[Written task] Copy each line below without leaving any out.

* * * * * * *

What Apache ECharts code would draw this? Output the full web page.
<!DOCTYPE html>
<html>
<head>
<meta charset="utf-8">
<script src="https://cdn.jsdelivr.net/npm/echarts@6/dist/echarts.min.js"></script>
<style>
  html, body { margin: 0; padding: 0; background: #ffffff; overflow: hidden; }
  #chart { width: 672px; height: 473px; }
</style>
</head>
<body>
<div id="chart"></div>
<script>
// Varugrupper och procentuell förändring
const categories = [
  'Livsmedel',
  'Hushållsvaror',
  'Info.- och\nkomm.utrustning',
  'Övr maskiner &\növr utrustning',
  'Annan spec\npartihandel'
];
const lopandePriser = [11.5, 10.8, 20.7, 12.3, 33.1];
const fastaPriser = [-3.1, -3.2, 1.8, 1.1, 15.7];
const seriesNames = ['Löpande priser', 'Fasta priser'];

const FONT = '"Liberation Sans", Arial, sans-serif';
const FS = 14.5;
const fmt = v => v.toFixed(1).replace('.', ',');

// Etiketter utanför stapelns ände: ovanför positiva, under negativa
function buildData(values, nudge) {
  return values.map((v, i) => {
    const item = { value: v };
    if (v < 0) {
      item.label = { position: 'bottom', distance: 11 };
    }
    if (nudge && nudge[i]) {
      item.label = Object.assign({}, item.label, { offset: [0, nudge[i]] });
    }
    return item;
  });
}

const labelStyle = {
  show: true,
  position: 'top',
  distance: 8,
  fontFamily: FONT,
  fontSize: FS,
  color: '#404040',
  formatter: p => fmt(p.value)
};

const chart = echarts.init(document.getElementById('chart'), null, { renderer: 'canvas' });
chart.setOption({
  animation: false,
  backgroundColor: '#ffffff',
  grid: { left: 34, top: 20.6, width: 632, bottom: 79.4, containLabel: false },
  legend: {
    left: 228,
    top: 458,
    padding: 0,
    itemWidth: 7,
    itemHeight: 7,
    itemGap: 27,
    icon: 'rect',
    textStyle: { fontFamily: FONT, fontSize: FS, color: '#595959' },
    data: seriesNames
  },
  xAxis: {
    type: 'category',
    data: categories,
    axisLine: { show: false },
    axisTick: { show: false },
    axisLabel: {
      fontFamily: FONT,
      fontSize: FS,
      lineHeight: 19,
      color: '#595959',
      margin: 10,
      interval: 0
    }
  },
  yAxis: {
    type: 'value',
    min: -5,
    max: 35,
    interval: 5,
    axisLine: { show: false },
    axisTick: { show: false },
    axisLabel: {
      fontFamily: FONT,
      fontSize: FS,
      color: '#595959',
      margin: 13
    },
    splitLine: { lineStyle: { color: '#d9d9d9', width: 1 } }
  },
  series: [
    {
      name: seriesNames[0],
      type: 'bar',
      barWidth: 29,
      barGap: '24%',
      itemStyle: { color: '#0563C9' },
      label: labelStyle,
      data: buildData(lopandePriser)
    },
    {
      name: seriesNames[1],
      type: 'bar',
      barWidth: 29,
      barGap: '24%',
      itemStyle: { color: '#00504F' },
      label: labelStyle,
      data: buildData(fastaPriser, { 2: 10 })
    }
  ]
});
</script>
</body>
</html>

* * * * * * *

[Exercise solution]
What Apache ECharts code would draw this? Output the full web page.
<!DOCTYPE html>
<html>
<head>
<meta charset="utf-8">
<script src="https://cdn.jsdelivr.net/npm/echarts@6/dist/echarts.min.js"></script>
<style>
  html, body { margin: 0; padding: 0; background: #ffffff; overflow: hidden; }
  #chart { width: 672px; height: 473px; }
</style>
</head>
<body>
<div id="chart"></div>
<script>
// Varugrupper och procentuell förändring
const categories = [
  'Livsmedel',
  'Hushållsvaror',
  'Info.- och\nkomm.utrustning',
  'Övr maskiner &\növr utrustning',
  'Annan spec\npartihandel'
];
const lopandePriser = [11.5, 10.8, 20.7, 12.3, 33.1];
const fastaPriser = [-3.1, -3.2, 1.8, 1.1, 15.7];
const seriesNames = ['Löpande priser', 'Fasta priser'];

const FONT = '"Liberation Sans", Arial, sans-serif';
const FS = 14.5;
const fmt = v => v.toFixed(1).replace('.', ',');

// Etiketter utanför stapelns ände: ovanför positiva, under negativa
function buildData(values, nudge) {
  return values.map((v, i) => {
    const item = { value: v };
    if (v < 0) {
      item.label = { position: 'bottom', distance: 11 };
    }
    if (nudge && nudge[i]) {
      item.label = Object.assign({}, item.label, { offset: [0, nudge[i]] });
    }
    return item;
  });
}

const labelStyle = {
  show: true,
  position: 'top',
  distance: 8,
  fontFamily: FONT,
  fontSize: FS,
  color: '#404040',
  formatter: p => fmt(p.value)
};

const chart = echarts.init(document.getElementById('chart'), null, { renderer: 'canvas' });
chart.setOption({
  animation: false,
  backgroundColor: '#ffffff',
  grid: { left: 34, top: 20.6, width: 632, bottom: 79.4, containLabel: false },
  legend: {
    left: 228,
    top: 458,
    padding: 0,
    itemWidth: 7,
    itemHeight: 7,
    itemGap: 27,
    icon: 'rect',
    textStyle: { fontFamily: FONT, fontSize: FS, color: '#595959' },
    data: seriesNames
  },
  xAxis: {
    type: 'category',
    data: categories,
    axisLine: { show: false },
    axisTick: { show: false },
    axisLabel: {
      fontFamily: FONT,
      fontSize: FS,
      lineHeight: 19,
      color: '#595959',
      margin: 10,
      interval: 0
    }
  },
  yAxis: {
    type: 'value',
    min: -5,
    max: 35,
    interval: 5,
    axisLine: { show: false },
    axisTick: { show: false },
    axisLabel: {
      fontFamily: FONT,
      fontSize: FS,
      color: '#595959',
      margin: 13
    },
    splitLine: { lineStyle: { color: '#d9d9d9', width: 1 } }
  },
  series: [
    {
      name: seriesNames[0],
      type: 'bar',
      barWidth: 29,
      barGap: '24%',
      itemStyle: { color: '#0563C9' },
      label: labelStyle,
      data: buildData(lopandePriser)
    },
    {
      name: seriesNames[1],
      type: 'bar',
      barWidth: 29,
      barGap: '24%',
      itemStyle: { color: '#00504F' },
      label: labelStyle,
      data: buildData(fastaPriser, { 2: 10 })
    }
  ]
});
</script>
</body>
</html>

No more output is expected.